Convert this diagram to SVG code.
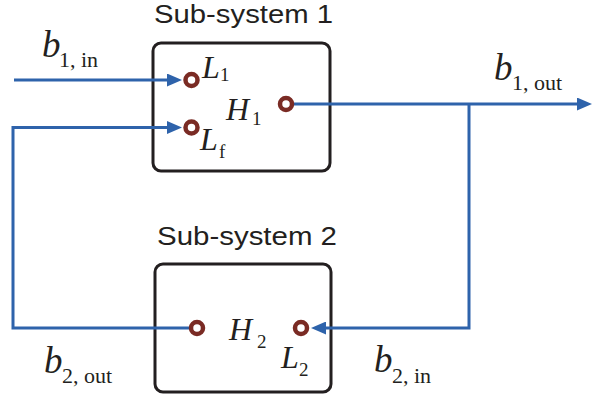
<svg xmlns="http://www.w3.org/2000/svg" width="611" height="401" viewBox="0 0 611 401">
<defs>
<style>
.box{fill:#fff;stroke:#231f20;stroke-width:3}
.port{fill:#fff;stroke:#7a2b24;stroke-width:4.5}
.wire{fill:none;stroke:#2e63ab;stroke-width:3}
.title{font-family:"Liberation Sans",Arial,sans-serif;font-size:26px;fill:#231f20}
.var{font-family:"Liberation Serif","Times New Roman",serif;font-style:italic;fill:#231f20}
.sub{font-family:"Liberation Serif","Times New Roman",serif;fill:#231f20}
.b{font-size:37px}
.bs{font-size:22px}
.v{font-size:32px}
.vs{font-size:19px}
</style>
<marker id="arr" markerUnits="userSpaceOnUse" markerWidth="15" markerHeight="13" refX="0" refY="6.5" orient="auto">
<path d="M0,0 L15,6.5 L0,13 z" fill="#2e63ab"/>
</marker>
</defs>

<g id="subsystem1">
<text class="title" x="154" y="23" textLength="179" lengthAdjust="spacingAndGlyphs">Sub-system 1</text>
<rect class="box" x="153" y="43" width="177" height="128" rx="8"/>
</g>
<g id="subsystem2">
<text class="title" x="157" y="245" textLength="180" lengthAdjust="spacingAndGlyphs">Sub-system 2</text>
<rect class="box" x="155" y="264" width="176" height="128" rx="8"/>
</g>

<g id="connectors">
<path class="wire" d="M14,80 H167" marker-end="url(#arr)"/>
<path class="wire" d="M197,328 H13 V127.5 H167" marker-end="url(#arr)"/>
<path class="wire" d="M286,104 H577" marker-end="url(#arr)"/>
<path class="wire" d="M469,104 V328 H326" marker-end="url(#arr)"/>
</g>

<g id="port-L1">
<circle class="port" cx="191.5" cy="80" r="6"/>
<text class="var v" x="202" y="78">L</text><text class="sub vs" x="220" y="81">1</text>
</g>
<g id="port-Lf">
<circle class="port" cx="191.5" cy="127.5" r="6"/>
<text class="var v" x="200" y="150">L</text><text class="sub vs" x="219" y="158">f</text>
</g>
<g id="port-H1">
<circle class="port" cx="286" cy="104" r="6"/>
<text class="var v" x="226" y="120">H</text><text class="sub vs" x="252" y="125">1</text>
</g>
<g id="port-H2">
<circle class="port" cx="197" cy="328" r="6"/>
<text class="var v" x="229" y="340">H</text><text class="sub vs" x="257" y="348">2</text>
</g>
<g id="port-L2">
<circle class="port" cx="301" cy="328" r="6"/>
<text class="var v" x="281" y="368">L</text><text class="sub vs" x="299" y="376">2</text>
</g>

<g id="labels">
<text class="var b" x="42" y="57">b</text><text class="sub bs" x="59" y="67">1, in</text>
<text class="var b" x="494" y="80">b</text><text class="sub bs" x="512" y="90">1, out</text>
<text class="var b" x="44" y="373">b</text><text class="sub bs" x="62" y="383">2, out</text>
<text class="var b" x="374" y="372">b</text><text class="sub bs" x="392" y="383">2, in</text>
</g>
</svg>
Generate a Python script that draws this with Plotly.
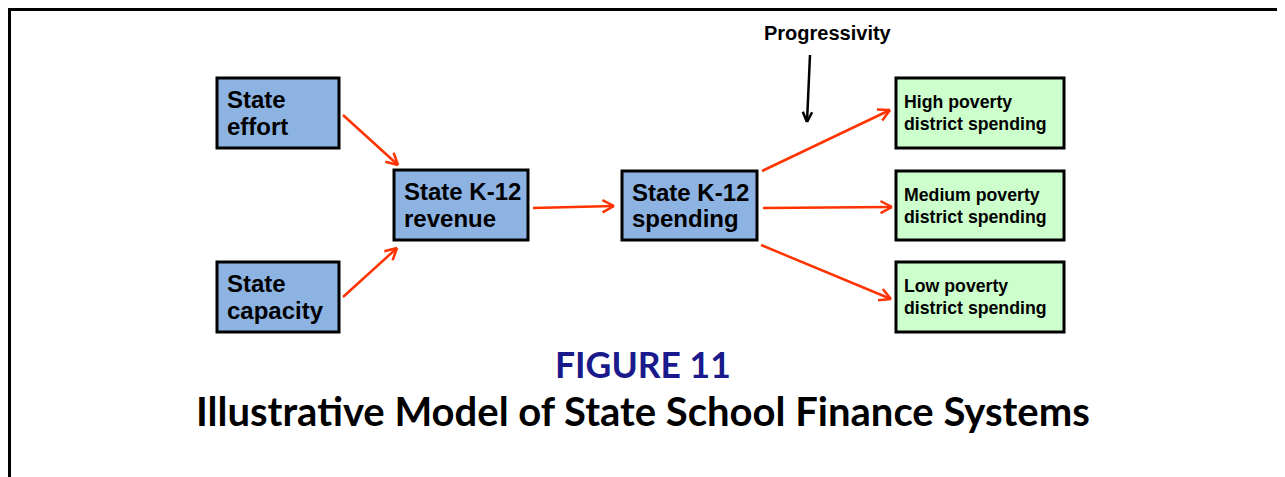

--- Exercise ---
The data above should be repeated exactly, minus any pictures.

--- Task solution ---
Convert this diagram to SVG code.
<svg xmlns="http://www.w3.org/2000/svg" width="611" height="401" viewBox="0 0 611 401">
<defs>
<style>
.box{fill:#fff;stroke:#231f20;stroke-width:3}
.port{fill:#fff;stroke:#7a2b24;stroke-width:4.5}
.wire{fill:none;stroke:#2e63ab;stroke-width:3}
.title{font-family:"Liberation Sans",Arial,sans-serif;font-size:26px;fill:#231f20}
.var{font-family:"Liberation Serif","Times New Roman",serif;font-style:italic;fill:#231f20}
.sub{font-family:"Liberation Serif","Times New Roman",serif;fill:#231f20}
.b{font-size:37px}
.bs{font-size:22px}
.v{font-size:32px}
.vs{font-size:19px}
</style>
<marker id="arr" markerUnits="userSpaceOnUse" markerWidth="15" markerHeight="13" refX="0" refY="6.5" orient="auto">
<path d="M0,0 L15,6.5 L0,13 z" fill="#2e63ab"/>
</marker>
</defs>

<g id="subsystem1">
<text class="title" x="154" y="23" textLength="179" lengthAdjust="spacingAndGlyphs">Sub-system 1</text>
<rect class="box" x="153" y="43" width="177" height="128" rx="8"/>
</g>
<g id="subsystem2">
<text class="title" x="157" y="245" textLength="180" lengthAdjust="spacingAndGlyphs">Sub-system 2</text>
<rect class="box" x="155" y="264" width="176" height="128" rx="8"/>
</g>

<g id="connectors">
<path class="wire" d="M14,80 H167" marker-end="url(#arr)"/>
<path class="wire" d="M197,328 H13 V127.5 H167" marker-end="url(#arr)"/>
<path class="wire" d="M286,104 H577" marker-end="url(#arr)"/>
<path class="wire" d="M469,104 V328 H326" marker-end="url(#arr)"/>
</g>

<g id="port-L1">
<circle class="port" cx="191.5" cy="80" r="6"/>
<text class="var v" x="202" y="78">L</text><text class="sub vs" x="220" y="81">1</text>
</g>
<g id="port-Lf">
<circle class="port" cx="191.5" cy="127.5" r="6"/>
<text class="var v" x="200" y="150">L</text><text class="sub vs" x="219" y="158">f</text>
</g>
<g id="port-H1">
<circle class="port" cx="286" cy="104" r="6"/>
<text class="var v" x="226" y="120">H</text><text class="sub vs" x="252" y="125">1</text>
</g>
<g id="port-H2">
<circle class="port" cx="197" cy="328" r="6"/>
<text class="var v" x="229" y="340">H</text><text class="sub vs" x="257" y="348">2</text>
</g>
<g id="port-L2">
<circle class="port" cx="301" cy="328" r="6"/>
<text class="var v" x="281" y="368">L</text><text class="sub vs" x="299" y="376">2</text>
</g>

<g id="labels">
<text class="var b" x="42" y="57">b</text><text class="sub bs" x="59" y="67">1, in</text>
<text class="var b" x="494" y="80">b</text><text class="sub bs" x="512" y="90">1, out</text>
<text class="var b" x="44" y="373">b</text><text class="sub bs" x="62" y="383">2, out</text>
<text class="var b" x="374" y="372">b</text><text class="sub bs" x="392" y="383">2, in</text>
</g>
</svg>
Generate a Python script that draws this with Plotly.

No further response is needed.